Не упуская из виду направившегося к базарчику Регбиста (молочка парного ему захотелось, что ли? или соленых огурцов?), Андронов подошел к ближайшему «жигуленку» цвета здешнего хмурого неба, дабы сразу обеспечить себя средством передвижения.
– Постоим пока, – сказал он, устроившись рядом с грузным вислощеким водителем, вовсю благоухающим какой-то приторной туалетной водой. – Я скажу, когда ехать.
Водитель равнодушно пожал плечами. Потом шумно потянул носом и, приспустив стекло, смачно плюнул на асфальт.
– Ничего, что я по-русски? – спросил Андронов, продолжая наблюдать за Регбистом. Тот по одному выбирал яблоки. Будто не мог наесться яблок в Москве.
– А мне один хрен, – вяло сообщил извозчик, вытирая губы рукавом. – Хоть по-русски, хоть по-турецки. Главное, шоб грОши заплатил. Мы ж не вуйки з полоныны, мы ж по-русски понимаем.
Андронов понятия не имел, кто такие «вуйки з полоныны», но уточнять не стал.
– Тут, между прочим, с часов Елизаветы русские полки стояли, – начал набирать обороты таксист. – Крепость-то российская была, а не козацька. И дивчат с Питера завозили, самых симпатюлек. И вообще, у вас, в Москве, наших больше, чем здесь. А не наши отсюда давно в Израиль потикали.
«Атаман Григорьев, – подумал Андронов. – Здесь, однако, гулял, в этих краях».
И почудился ему знакомый посвист лихих, обагренных кровью шашек.
Регбист, наконец, закончил возиться с яблоками и, бросив взгляд на остановку, где кучковалось уже десятка полтора сошедших с поезда людей с разновеликими сумками, неспешным шагом направился к поредевшему ряду частных такси. Прошел мимо «жигуля», в котором сидел Андронов, – тот повернулся назад, проследил до конца и сказал шоферу:
– Поехали вон за той «девяткой». Только не впритык.
Таксист остро взглянул на него, но промолчал и приступил к делу.
«И правильно, дядько, – мысленно одобрил его Андронов. – Не суй свой нос в чужой вопрос, а то Барбос откусит нос...»
Обогнув кустарник, «жигуль» выехал на проходящую мимо вокзала улицу и потрусил за своим собратом, только не серым, а бежевым-с-грязью, в который сел Регбист.

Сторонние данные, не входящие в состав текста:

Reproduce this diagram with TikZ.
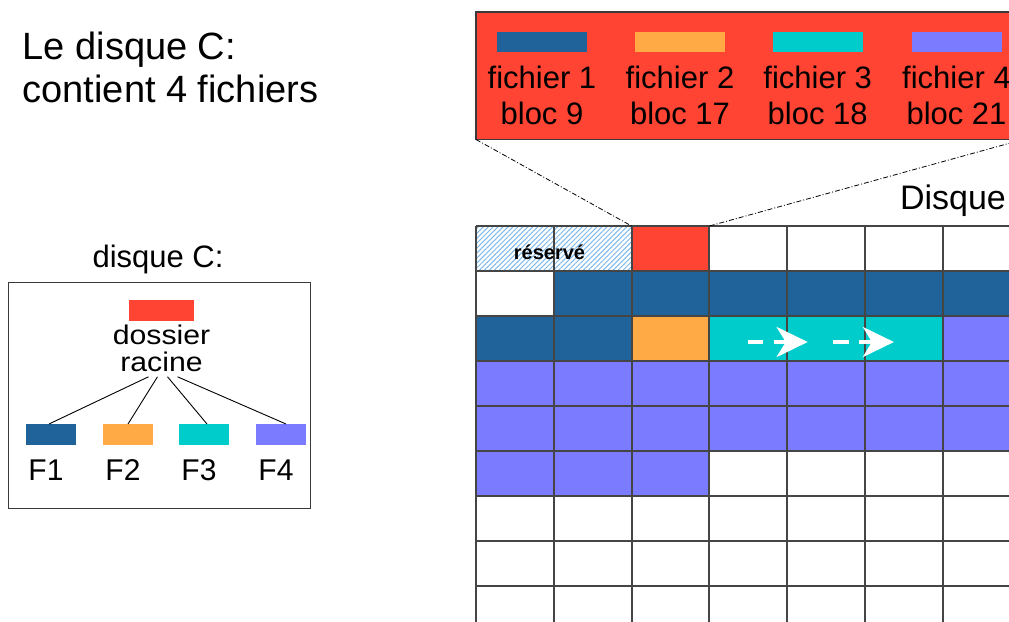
\documentclass[tikz,border=0pt]{standalone}
\usepackage{fontspec}
\setmainfont{Liberation Sans}
\newfontfamily\etire[FakeStretch=1.12]{Liberation Sans}
\usetikzlibrary{positioning,arrows.meta,patterns.meta}
\definecolor{rouge}{HTML}{FF4433}
\definecolor{bleuf}{HTML}{20639B}
\definecolor{orangef}{HTML}{FFAA44}
\definecolor{cyanf}{HTML}{00CCCC}
\definecolor{violetf}{HTML}{7B7BFF}
\definecolor{grille}{HTML}{454545}
\definecolor{cadre}{HTML}{3A3A3A}
\definecolor{hachure}{HTML}{7FB8EA}

\begin{document}
\begin{tikzpicture}[x=1pt,y=-1pt,
  every node/.style={inner sep=0pt,outer sep=0pt},
  bloc/.style={minimum width=77.8pt,minimum height=45pt,anchor=north west},
  trait/.style={grille,line width=1.9pt},
  reserve/.style={pattern={Lines[angle=45,distance=3.5pt,line width=1pt]},pattern color=hachure},
  racinebloc/.style={fill=rouge},
  vide/.style={fill=white},
  fic1/.style={fill=bleuf},
  fic2/.style={fill=orangef},
  fic3/.style={fill=cyanf},
  fic4/.style={fill=violetf},
  barre/.style={minimum width=90pt,minimum height=20pt},
  petitebarre/.style={minimum width=50pt,minimum height=21pt},
  legende/.style={align=center,font=\fontsize{31}{36}\selectfont},
  lien/.style={black,line width=0.9pt},
  zoomtrait/.style={black,line width=0.8pt,dash pattern=on 5pt off 2pt on 1pt off 2pt},
  fleche/.style={white,line width=4pt,dash pattern=on 15.5pt off 10.5pt,-{Stealth[length=31pt,width=30pt,inset=9pt]}}]
  \useasboundingbox (0,0) rectangle (1009,621);
  \clip (0,0) rectangle (1009,621);

  \node[anchor=north west,align=left,font=\fontsize{38}{42.7}\selectfont] (titre) at (22.7,32.3) {Le disque C:\\contient 4 fichiers};

  % arborescence du disque
  \node[anchor=base,font=\fontsize{31}{36}\selectfont] (nompanneau) at (158,267) {disque C:};
  \node[draw=cadre,line width=1.5pt,minimum width=302pt,minimum height=226pt,anchor=north west] (panneau) at (8.5,282.5) {};
  \node[minimum width=65pt,minimum height=20.5pt,fill=rouge] (rb) at (161.5,310.3) {};
  \node[align=center,font=\etire\fontsize{27}{26.7}\selectfont,below=4.7pt of rb] (rac) {dossier\\racine};
  \node[petitebarre,fill=bleuf] (f1) at (51,434.5) {};
  \node[petitebarre,fill=orangef] (f2) at (128,434.5) {};
  \node[petitebarre,fill=cyanf] (f3) at (204,434.5) {};
  \node[petitebarre,fill=violetf] (f4) at (281,434.5) {};
  \foreach \i in {1,...,4}
    \node[anchor=base,font=\fontsize{30}{36}\selectfont] (l\i) at ([shift={(-5,35.5)}]f\i.south) {F\i};
  \foreach \i/\dx/\ex in {1/-13/-2,2/-4/0,3/6/3,4/16/5}
    \draw[lien] ([shift={(\dx,5)}]rac.south) -- ([xshift=\ex pt]f\i.north);

  % blocs du disque
  \foreach \ligne [count=\li from 0] in {
      {reserve,reserve,racinebloc,vide,vide,vide,vide,vide},
      {vide,fic1,fic1,fic1,fic1,fic1,fic1,fic1},
      {fic1,fic1,fic2,fic3,fic3,fic3,fic4,fic4},
      {fic4,fic4,fic4,fic4,fic4,fic4,fic4,fic4},
      {fic4,fic4,fic4,fic4,fic4,fic4,fic4,fic4},
      {fic4,fic4,fic4,vide,vide,vide,vide,vide},
      {vide,vide,vide,vide,vide,vide,vide,vide},
      {vide,vide,vide,vide,vide,vide,vide,vide},
      {vide,vide,vide,vide,vide,vide,vide,vide}}
    \foreach \typ [count=\co from 0] in \ligne
      \node[bloc,\typ] (b\li-\co) at (476+77.8*\co,226+45*\li) {};
  \foreach \co in {0,...,8}
    \draw[trait] (476+77.8*\co,226) -- ++(0,405);
  \foreach \li in {0,...,9}
    \draw[trait] (476,226+45*\li) -- ++(630,0);
  \node[font=\bfseries\fontsize{20}{24}\selectfont] (res) at (549.5,252.7) {réservé};
  \node[anchor=base west,font=\fontsize{34}{40}\selectfont] (nomdisque) at (900,209) {Disque};

  \draw[fleche] ([shift={(-0.6,3.5)}]b2-3.center) -- ([shift={(-18.4,3.5)}]b2-4.center);
  \draw[fleche] ([shift={(7,3.5)}]b2-4.center) -- ([shift={(-10,3.5)}]b2-5.center);

  % contenu du dossier racine
  \node[draw=cadre,line width=1.5pt,fill=rouge,minimum width=547pt,minimum height=127.5pt,anchor=north west] (agrandi) at (476,12) {};
  \node[barre,fill=bleuf] (ba) at (542,42) {};
  \node[barre,fill=orangef] (bb) at (680,42) {};
  \node[barre,fill=cyanf] (bc) at (817.7,42) {};
  \node[barre,fill=violetf] (bd) at (956.5,42) {};
  \node[legende,below=13.6pt of ba] (ta) {fichier 1\\bloc 9};
  \node[legende,below=13.6pt of bb] (tb) {fichier 2\\bloc 17};
  \node[legende,below=13.6pt of bc] (tc) {fichier 3\\bloc 18};
  \node[legende,below=13.6pt of bd] (td) {fichier 4\\bloc 21};
  \draw[zoomtrait] (agrandi.south west) -- (b0-2.north west);
  \draw[zoomtrait] (agrandi.south east) -- (b0-2.north east);
\end{tikzpicture}
\end{document}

Город оказался вполне под стать своей привокзальной площади. Такси, разбрызгивая лужи, катило по малолюдным улицам – мимо парка и стадиона, мимо уцелевшего почему-то памятника вождю российского пролетариата и серой фигуры великого украинского поэта, вперившего тоскливый взор в увядшие цветы у собственных ног, мимо пестреньких ларьков с пивом и жвачкой, мимо магазинчиков, сквериков и домишек с отремонтированными «по-европейски» первыми этажами, сплошь занятыми если не парикмахерскими и аптеками, то офисами частных нотариусов или же, опять-таки, частными зубоврачебными кабинетами. Выходило, что у местного люда забот было чуть поболее, чем у ильфо-петровских горожан: они рождались для того, чтобы подстричься, купить аспирин «Упса» или трамадол, поставить две-три пломбы и, на всякий случай, сделать копию паспорта или какого-нибудь свидетельства о регистрации малого предприятия. Правда, то тут, то там в эти четыре непременные составляющие вклинивались то русские, то украинские, то изображенные латиницей названия, которые давали много простора для раздумий о том, что же, собственно, предлагают народу эти заведения. «Корсар»... «Челентано»... «Вiлас»... «City»... «Ведмедик»... Впрочем, в Москве Андронов тоже вывесок навидался.